If they’d had the budget, they probably would have done it. Had they spoken to us anyway (unlikely) I’m not sure we could have talked them into trying this scrappier approach first.

But the fact they were cash-strapped contributed to the scrappy approach that actually landed them a huge dream client... and also lead to the more refined sales process they have now.

Just for fun, my cynical side likes to play out the alternate universe scenario:

Alternate universe scenario

Vandelay have plenty of budget and want to rebrand.

Vandelay goes straight to a creative agency and says “we need to rebrand!”.

Creative agency says “No s**t you do, this is awful!” and agrees - they’d be happy to help Vandelay create a new beautiful brand.

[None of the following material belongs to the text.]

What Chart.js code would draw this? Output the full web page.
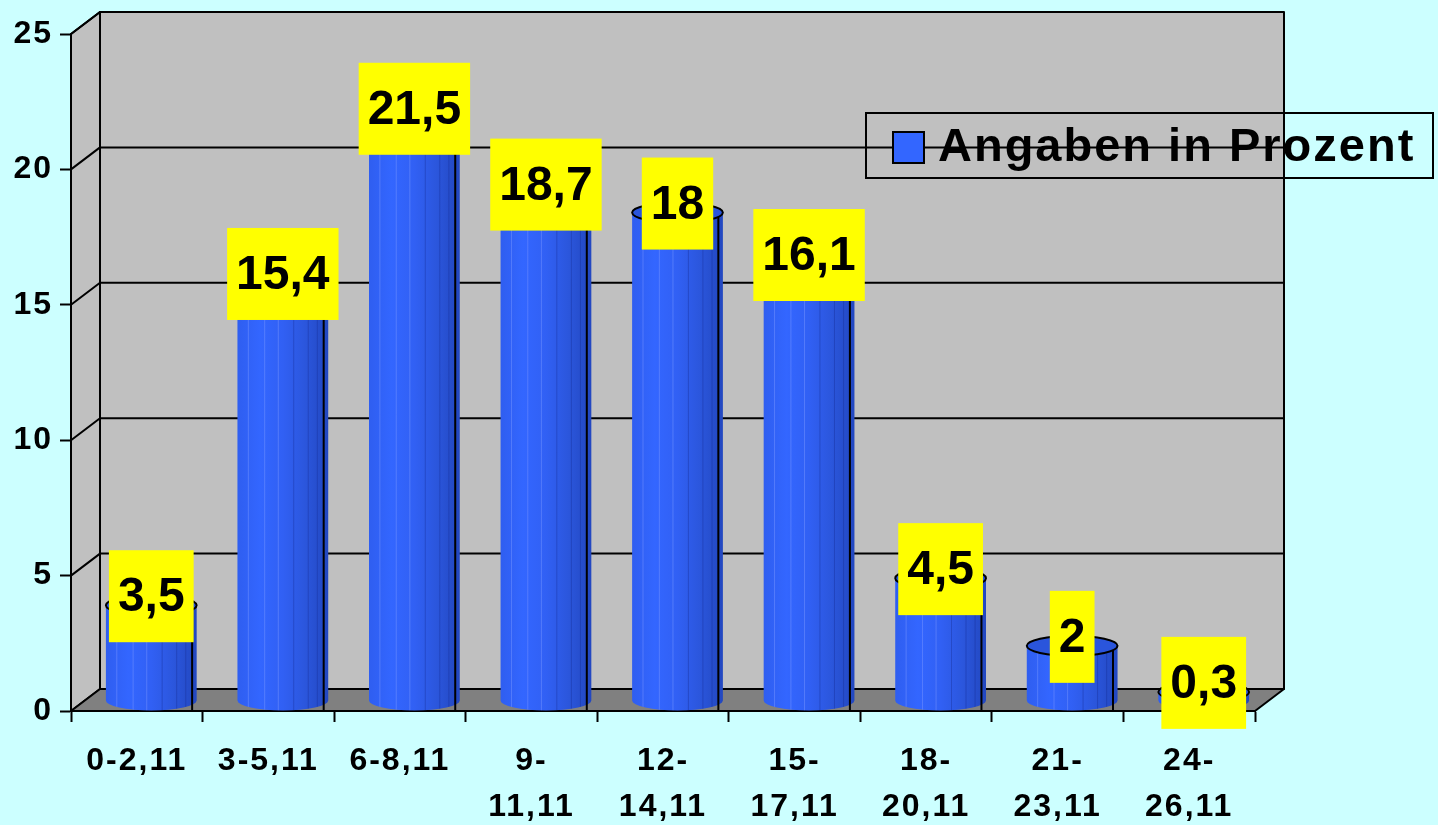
<!DOCTYPE html>
<html>
<head>
<meta charset="utf-8">
<script src="https://cdn.jsdelivr.net/npm/chart.js@4/dist/chart.umd.min.js"></script>
<style>
  html, body { margin: 0; padding: 0; background: #ccffff; }
  canvas { display: block; }
</style>
</head>
<body>
<canvas id="chart" width="1438" height="825"></canvas>
<script>
const categories = [
  ["0-2,11"], ["3-5,11"], ["6-8,11"], ["9-", "11,11"], ["12-", "14,11"],
  ["15-", "17,11"], ["18-", "20,11"], ["21-", "23,11"], ["24-", "26,11"],
];
const percentValues = [3.5, 15.4, 21.5, 18.7, 18, 16.1, 4.5, 2, 0.3];
const valueTicks = [0, 5, 10, 15, 20, 25];
const seriesLabel = "Angaben in Prozent";

const FONT = "'Liberation Sans', Arial, sans-serif";
const DEPTH_X = 29;
const DEPTH_Y = 22;

const toGerman = (v) => String(v).replace(".", ",");

// walls, floor and gridlines of the 3D box
const wallsPlugin = {
  id: "walls",
  beforeDraw(chart) {
    const { ctx, chartArea } = chart;
    const y = chart.scales.y;
    const L = chartArea.left, R = chartArea.right, B = chartArea.bottom;
    const top = y.getPixelForValue(valueTicks[valueTicks.length - 1]);
    ctx.save();
    ctx.fillStyle = "#ccffff";
    ctx.fillRect(0, 0, chart.width, chart.height);
    ctx.lineWidth = 2;
    ctx.strokeStyle = "#000";
    ctx.lineJoin = "round";

    // back wall
    ctx.fillStyle = "#c0c0c0";
    ctx.fillRect(L + DEPTH_X, top - DEPTH_Y, R - L, B - top);
    ctx.strokeRect(L + DEPTH_X, top - DEPTH_Y, R - L, B - top);

    // left wall
    ctx.beginPath();
    ctx.moveTo(L, top);
    ctx.lineTo(L + DEPTH_X, top - DEPTH_Y);
    ctx.lineTo(L + DEPTH_X, B - DEPTH_Y);
    ctx.lineTo(L, B);
    ctx.closePath();
    ctx.fill();
    ctx.stroke();

    // floor
    ctx.fillStyle = "#808080";
    ctx.beginPath();
    ctx.moveTo(L, B);
    ctx.lineTo(R, B);
    ctx.lineTo(R + DEPTH_X, B - DEPTH_Y);
    ctx.lineTo(L + DEPTH_X, B - DEPTH_Y);
    ctx.closePath();
    ctx.fill();
    ctx.stroke();

    // gridlines
    valueTicks.forEach((v) => {
      if (v === 0) return;
      const py = y.getPixelForValue(v);
      ctx.beginPath();
      ctx.moveTo(L, py);
      ctx.lineTo(L + DEPTH_X, py - DEPTH_Y);
      ctx.lineTo(R + DEPTH_X, py - DEPTH_Y);
      ctx.stroke();
    });
    ctx.restore();
    // wider tracking for the axis labels, like the original
    ctx.letterSpacing = "2px";
  },
  beforeDatasetsDraw(chart) {
    chart.ctx.letterSpacing = "0px";
  },
};

const drawCylinder = function (ctx, cx, top, base, w) {
  const rx = w / 2;
  const ry = 10;
  const grad = ctx.createLinearGradient(cx - rx, 0, cx + rx, 0);
  grad.addColorStop(0, "#2f5ef0");
  grad.addColorStop(0.25, "#3366ff");
  grad.addColorStop(0.5, "#3160f4");
  grad.addColorStop(0.75, "#2b56dc");
  grad.addColorStop(1, "#2247c0");

  ctx.save();
  ctx.lineWidth = 2;
  ctx.strokeStyle = "#000";
  ctx.beginPath();
  ctx.moveTo(cx - rx, top);
  ctx.lineTo(cx - rx, base);
  ctx.ellipse(cx, base, rx, ry, 0, Math.PI, 0, true);
  ctx.lineTo(cx + rx, top);
  ctx.ellipse(cx, top, rx, ry, 0, 0, Math.PI, false);
  ctx.closePath();
  ctx.fillStyle = grad;
  ctx.fill();

  // faint facet lines
  ctx.save();
  ctx.clip();
  ctx.lineWidth = 1;
  [0.12, 0.3, 0.45, 0.62, 0.78, 0.88, 0.95].forEach((f, i) => {
    const px = cx - rx + f * w;
    ctx.strokeStyle = i < 3 ? "rgba(120,150,255,0.5)" : "rgba(20,40,140,0.35)";
    ctx.beginPath();
    ctx.moveTo(px, top);
    ctx.lineTo(px, base + ry);
    ctx.stroke();
  });
  ctx.restore();

  ctx.lineWidth = 2;
  ctx.strokeStyle = "#000";
  ctx.stroke();

  // top cap
  ctx.beginPath();
  ctx.ellipse(cx, top, rx, ry, 0, 0, Math.PI * 2);
  ctx.fillStyle = "#2a55dc";
  ctx.fill();
  ctx.stroke();
  ctx.restore();
};

const cylindersPlugin = {
  id: "cylinders",
  afterDatasetsDraw(chart) {
    const { ctx } = chart;
    const meta = chart.getDatasetMeta(0);
    meta.data.forEach((bar) => {
      const cx = bar.x + DEPTH_X / 2;
      const top = bar.y - DEPTH_Y / 2;
      const base = bar.base - DEPTH_Y / 2 + 1;
      drawCylinder(ctx, cx, top, base, bar.width);
    });
    // value labels
    ctx.save();
    ctx.font = `bold 48px ${FONT}`;
    ctx.textAlign = "center";
    ctx.textBaseline = "middle";
    meta.data.forEach((bar, i) => {
      const text = toGerman(percentValues[i]);
      const cx = bar.x + DEPTH_X / 2;
      const cy = bar.y - DEPTH_Y / 2 - 9;
      const tw = ctx.measureText(text).width + 18;
      const th = 92;
      ctx.fillStyle = "#ffff00";
      ctx.fillRect(cx - tw / 2, cy - th / 2, tw, th);
      ctx.fillStyle = "#000";
      ctx.fillText(text, cx, cy + 2);
    });
    ctx.restore();
  },
};

const legendBoxPlugin = {
  id: "legendBox",
  afterDraw(chart) {
    const { ctx } = chart;
    ctx.save();
    ctx.lineWidth = 2;
    ctx.strokeStyle = "#000";
    ctx.strokeRect(866, 113, 567, 65);
    ctx.fillStyle = "#3366ff";
    ctx.fillRect(893, 132, 31, 31);
    ctx.strokeRect(893, 132, 31, 31);
    ctx.fillStyle = "#000";
    ctx.font = `bold 47px ${FONT}`;
    ctx.letterSpacing = "2px";
    ctx.textBaseline = "middle";
    ctx.textAlign = "left";
    ctx.fillText(seriesLabel, 938, 148);
    ctx.letterSpacing = "0px";
    ctx.restore();
  },
};

const init = function () {
  const canvas = document.getElementById("chart");
  new Chart(canvas, {
    type: "bar",
    data: {
      labels: categories,
      datasets: [
        {
          label: seriesLabel,
          data: percentValues,
          backgroundColor: "rgba(0,0,0,0)",
          borderWidth: 0,
          barPercentage: 0.69,
          categoryPercentage: 1,
        },
      ],
    },
    options: {
      responsive: false,
      animation: false,
      events: [],
      layout: { padding: { top: 34, right: 183, left: 0, bottom: 0 } },
      plugins: {
        legend: { display: false },
        tooltip: { enabled: false },
      },
      scales: {
        x: {
          afterFit: (s) => { s.height = 114; },
          grid: {
            offset: true,
            drawOnChartArea: false,
            tickLength: 11,
            tickWidth: 2,
            tickColor: "#000",
          },
          border: { display: true, color: "#000", width: 2 },
          ticks: {
            color: "#000",
            padding: 16,
            maxRotation: 0,
            autoSkip: false,
            font: { family: FONT, size: 32, weight: "bold", lineHeight: 1.45 },
          },
        },
        y: {
          min: 0,
          max: 25,
          afterFit: (s) => { s.width = 71; },
          afterBuildTicks: (s) => { s.ticks = valueTicks.map((v) => ({ value: v })); },
          grid: {
            drawOnChartArea: false,
            tickLength: 11,
            tickWidth: 2,
            tickColor: "#000",
          },
          border: { display: true, color: "#000", width: 2 },
          ticks: {
            color: "#000",
            padding: 7,
            font: { family: FONT, size: 32, weight: "bold" },
          },
        },
      },
    },
    plugins: [wallsPlugin, cylindersPlugin, legendBoxPlugin],
  });
};

window.onload = () => {
  if (document.readyState !== "loading") return init();
  document.addEventListener("DOMContentLoaded", init);
};
</script>
</body>
</html>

Vandelay gets a killer new logo, an awesome website, some gorgeous colours, and a big fat invoice they can afford.

It’s plausible that no discussion is had about goals, or mediocre sales, or landing bigger clients.

Vandelay launches their super cool new brand... and possibly never speaks with Google.

(Not saying this is what definitely would have happened, but it’s a scenario I’ve definitely seen play out with rebrands).

Do you really need to rebrand?

By understanding the goal of the intended rebrand, we were able to bypass it entirely and find a more direct path to that goal.

There are often alternatives.

Sometimes, a rebrand is needed. Sometimes it's a nice-to-have.

Other times, it’s the only thing we can think of to try and make things better.

If a rebrand crosses your mind but you’re not clear on why, or what the end goal is, have a chat with someone who has nothing to gain from your rebrand - they might help you see an alternate path.